DESCRIPTION OF THE TASK: The listing below should be printed exactly, every line of it. Skip the pictures.

RECORDED INFORMATION:

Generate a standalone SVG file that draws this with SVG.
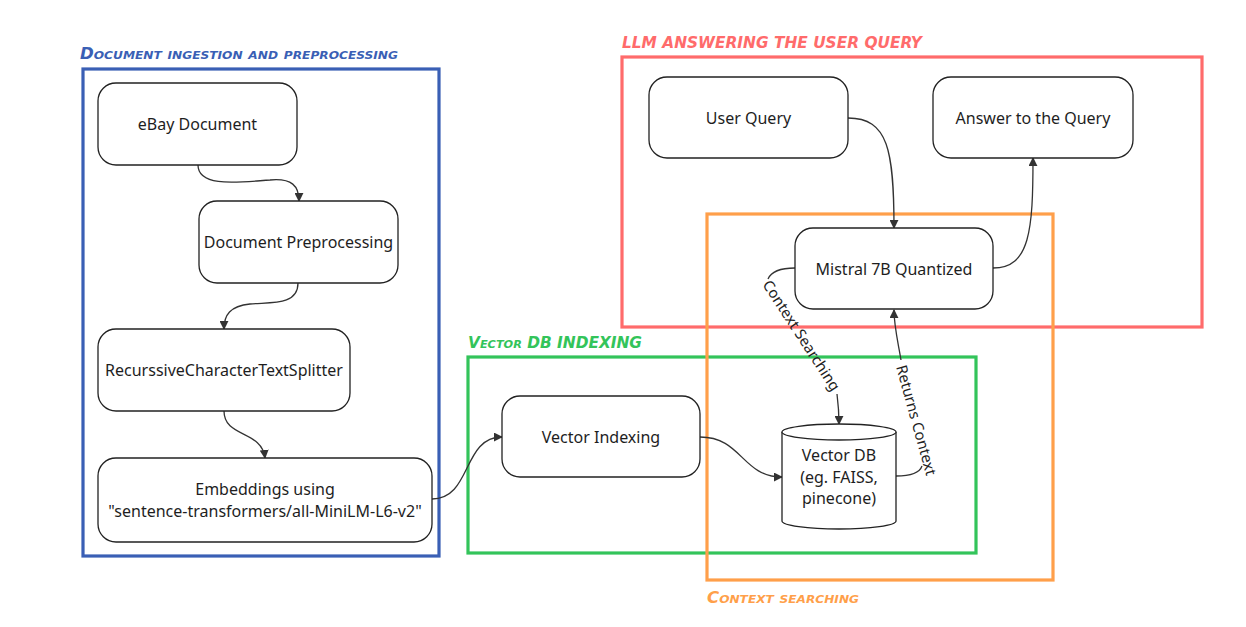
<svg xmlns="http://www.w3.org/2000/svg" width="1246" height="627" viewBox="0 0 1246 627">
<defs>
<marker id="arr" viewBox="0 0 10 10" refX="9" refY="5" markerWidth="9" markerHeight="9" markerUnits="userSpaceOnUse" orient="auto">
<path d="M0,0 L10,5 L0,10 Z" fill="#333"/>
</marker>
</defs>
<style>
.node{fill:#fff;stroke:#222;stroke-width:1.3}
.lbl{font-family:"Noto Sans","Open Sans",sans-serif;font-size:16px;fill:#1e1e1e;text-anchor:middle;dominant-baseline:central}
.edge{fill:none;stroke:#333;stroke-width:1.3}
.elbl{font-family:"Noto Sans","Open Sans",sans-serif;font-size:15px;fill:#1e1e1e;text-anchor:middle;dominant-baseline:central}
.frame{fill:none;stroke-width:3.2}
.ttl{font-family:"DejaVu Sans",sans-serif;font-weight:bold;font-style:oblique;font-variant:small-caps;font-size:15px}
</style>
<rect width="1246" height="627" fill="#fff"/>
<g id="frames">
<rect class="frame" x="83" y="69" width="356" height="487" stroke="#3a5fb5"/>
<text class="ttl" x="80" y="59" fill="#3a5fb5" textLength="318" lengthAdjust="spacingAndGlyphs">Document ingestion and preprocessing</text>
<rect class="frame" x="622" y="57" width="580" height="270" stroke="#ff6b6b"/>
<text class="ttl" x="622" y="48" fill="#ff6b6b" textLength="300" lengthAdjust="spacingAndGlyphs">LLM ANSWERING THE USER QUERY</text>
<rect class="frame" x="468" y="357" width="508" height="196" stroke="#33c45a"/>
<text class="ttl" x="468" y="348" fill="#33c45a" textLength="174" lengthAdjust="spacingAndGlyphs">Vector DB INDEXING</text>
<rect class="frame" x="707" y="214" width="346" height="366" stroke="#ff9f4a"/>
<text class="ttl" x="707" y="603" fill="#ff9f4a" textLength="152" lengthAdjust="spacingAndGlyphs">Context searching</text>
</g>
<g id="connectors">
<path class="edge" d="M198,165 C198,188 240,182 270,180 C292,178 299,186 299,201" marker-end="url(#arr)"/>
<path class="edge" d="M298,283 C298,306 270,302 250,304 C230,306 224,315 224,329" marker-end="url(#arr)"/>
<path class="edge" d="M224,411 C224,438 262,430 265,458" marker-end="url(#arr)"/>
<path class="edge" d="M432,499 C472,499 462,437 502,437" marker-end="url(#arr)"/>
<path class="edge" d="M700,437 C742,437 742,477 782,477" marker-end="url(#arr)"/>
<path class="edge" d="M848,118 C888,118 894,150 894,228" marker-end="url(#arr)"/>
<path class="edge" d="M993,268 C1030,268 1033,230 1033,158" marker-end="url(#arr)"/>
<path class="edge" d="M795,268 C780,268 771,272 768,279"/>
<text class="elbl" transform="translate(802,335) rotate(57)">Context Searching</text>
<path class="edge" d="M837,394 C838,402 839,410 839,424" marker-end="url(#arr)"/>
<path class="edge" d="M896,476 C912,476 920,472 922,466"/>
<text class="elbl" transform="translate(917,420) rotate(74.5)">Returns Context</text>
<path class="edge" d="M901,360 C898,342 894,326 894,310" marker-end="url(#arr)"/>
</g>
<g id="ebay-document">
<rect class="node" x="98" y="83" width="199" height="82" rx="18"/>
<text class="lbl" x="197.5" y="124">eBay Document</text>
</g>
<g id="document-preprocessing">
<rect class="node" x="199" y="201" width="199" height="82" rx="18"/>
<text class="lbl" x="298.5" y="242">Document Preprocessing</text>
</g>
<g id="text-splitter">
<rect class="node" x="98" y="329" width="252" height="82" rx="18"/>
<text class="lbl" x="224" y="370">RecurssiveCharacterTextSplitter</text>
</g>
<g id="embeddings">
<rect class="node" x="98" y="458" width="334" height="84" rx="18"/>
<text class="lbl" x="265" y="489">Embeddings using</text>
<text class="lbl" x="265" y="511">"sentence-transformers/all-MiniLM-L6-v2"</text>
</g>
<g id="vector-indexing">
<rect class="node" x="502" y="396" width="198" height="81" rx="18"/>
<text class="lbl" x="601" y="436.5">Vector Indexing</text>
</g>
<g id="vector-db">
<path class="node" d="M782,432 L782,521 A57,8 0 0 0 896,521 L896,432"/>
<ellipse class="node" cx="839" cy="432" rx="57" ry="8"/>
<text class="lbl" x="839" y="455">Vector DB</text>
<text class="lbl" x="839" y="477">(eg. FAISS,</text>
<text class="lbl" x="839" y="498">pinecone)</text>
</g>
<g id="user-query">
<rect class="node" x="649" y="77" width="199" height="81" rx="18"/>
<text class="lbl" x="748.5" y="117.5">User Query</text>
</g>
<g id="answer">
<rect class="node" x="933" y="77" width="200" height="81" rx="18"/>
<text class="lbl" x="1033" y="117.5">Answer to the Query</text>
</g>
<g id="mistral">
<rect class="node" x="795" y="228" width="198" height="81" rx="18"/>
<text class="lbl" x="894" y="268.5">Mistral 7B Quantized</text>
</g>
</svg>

TASK OUTPUT:
Generate a standalone SVG file that draws this with SVG.
<svg xmlns="http://www.w3.org/2000/svg" width="1246" height="627" viewBox="0 0 1246 627">
<defs>
<marker id="arr" viewBox="0 0 10 10" refX="9" refY="5" markerWidth="9" markerHeight="9" markerUnits="userSpaceOnUse" orient="auto">
<path d="M0,0 L10,5 L0,10 Z" fill="#333"/>
</marker>
</defs>
<style>
.node{fill:#fff;stroke:#222;stroke-width:1.3}
.lbl{font-family:"Noto Sans","Open Sans",sans-serif;font-size:16px;fill:#1e1e1e;text-anchor:middle;dominant-baseline:central}
.edge{fill:none;stroke:#333;stroke-width:1.3}
.elbl{font-family:"Noto Sans","Open Sans",sans-serif;font-size:15px;fill:#1e1e1e;text-anchor:middle;dominant-baseline:central}
.frame{fill:none;stroke-width:3.2}
.ttl{font-family:"DejaVu Sans",sans-serif;font-weight:bold;font-style:oblique;font-variant:small-caps;font-size:15px}
</style>
<rect width="1246" height="627" fill="#fff"/>
<g id="frames">
<rect class="frame" x="83" y="69" width="356" height="487" stroke="#3a5fb5"/>
<text class="ttl" x="80" y="59" fill="#3a5fb5" textLength="318" lengthAdjust="spacingAndGlyphs">Document ingestion and preprocessing</text>
<rect class="frame" x="622" y="57" width="580" height="270" stroke="#ff6b6b"/>
<text class="ttl" x="622" y="48" fill="#ff6b6b" textLength="300" lengthAdjust="spacingAndGlyphs">LLM ANSWERING THE USER QUERY</text>
<rect class="frame" x="468" y="357" width="508" height="196" stroke="#33c45a"/>
<text class="ttl" x="468" y="348" fill="#33c45a" textLength="174" lengthAdjust="spacingAndGlyphs">Vector DB INDEXING</text>
<rect class="frame" x="707" y="214" width="346" height="366" stroke="#ff9f4a"/>
<text class="ttl" x="707" y="603" fill="#ff9f4a" textLength="152" lengthAdjust="spacingAndGlyphs">Context searching</text>
</g>
<g id="connectors">
<path class="edge" d="M198,165 C198,188 240,182 270,180 C292,178 299,186 299,201" marker-end="url(#arr)"/>
<path class="edge" d="M298,283 C298,306 270,302 250,304 C230,306 224,315 224,329" marker-end="url(#arr)"/>
<path class="edge" d="M224,411 C224,438 262,430 265,458" marker-end="url(#arr)"/>
<path class="edge" d="M432,499 C472,499 462,437 502,437" marker-end="url(#arr)"/>
<path class="edge" d="M700,437 C742,437 742,477 782,477" marker-end="url(#arr)"/>
<path class="edge" d="M848,118 C888,118 894,150 894,228" marker-end="url(#arr)"/>
<path class="edge" d="M993,268 C1030,268 1033,230 1033,158" marker-end="url(#arr)"/>
<path class="edge" d="M795,268 C780,268 771,272 768,279"/>
<text class="elbl" transform="translate(802,335) rotate(57)">Context Searching</text>
<path class="edge" d="M837,394 C838,402 839,410 839,424" marker-end="url(#arr)"/>
<path class="edge" d="M896,476 C912,476 920,472 922,466"/>
<text class="elbl" transform="translate(917,420) rotate(74.5)">Returns Context</text>
<path class="edge" d="M901,360 C898,342 894,326 894,310" marker-end="url(#arr)"/>
</g>
<g id="ebay-document">
<rect class="node" x="98" y="83" width="199" height="82" rx="18"/>
<text class="lbl" x="197.5" y="124">eBay Document</text>
</g>
<g id="document-preprocessing">
<rect class="node" x="199" y="201" width="199" height="82" rx="18"/>
<text class="lbl" x="298.5" y="242">Document Preprocessing</text>
</g>
<g id="text-splitter">
<rect class="node" x="98" y="329" width="252" height="82" rx="18"/>
<text class="lbl" x="224" y="370">RecurssiveCharacterTextSplitter</text>
</g>
<g id="embeddings">
<rect class="node" x="98" y="458" width="334" height="84" rx="18"/>
<text class="lbl" x="265" y="489">Embeddings using</text>
<text class="lbl" x="265" y="511">"sentence-transformers/all-MiniLM-L6-v2"</text>
</g>
<g id="vector-indexing">
<rect class="node" x="502" y="396" width="198" height="81" rx="18"/>
<text class="lbl" x="601" y="436.5">Vector Indexing</text>
</g>
<g id="vector-db">
<path class="node" d="M782,432 L782,521 A57,8 0 0 0 896,521 L896,432"/>
<ellipse class="node" cx="839" cy="432" rx="57" ry="8"/>
<text class="lbl" x="839" y="455">Vector DB</text>
<text class="lbl" x="839" y="477">(eg. FAISS,</text>
<text class="lbl" x="839" y="498">pinecone)</text>
</g>
<g id="user-query">
<rect class="node" x="649" y="77" width="199" height="81" rx="18"/>
<text class="lbl" x="748.5" y="117.5">User Query</text>
</g>
<g id="answer">
<rect class="node" x="933" y="77" width="200" height="81" rx="18"/>
<text class="lbl" x="1033" y="117.5">Answer to the Query</text>
</g>
<g id="mistral">
<rect class="node" x="795" y="228" width="198" height="81" rx="18"/>
<text class="lbl" x="894" y="268.5">Mistral 7B Quantized</text>
</g>
</svg>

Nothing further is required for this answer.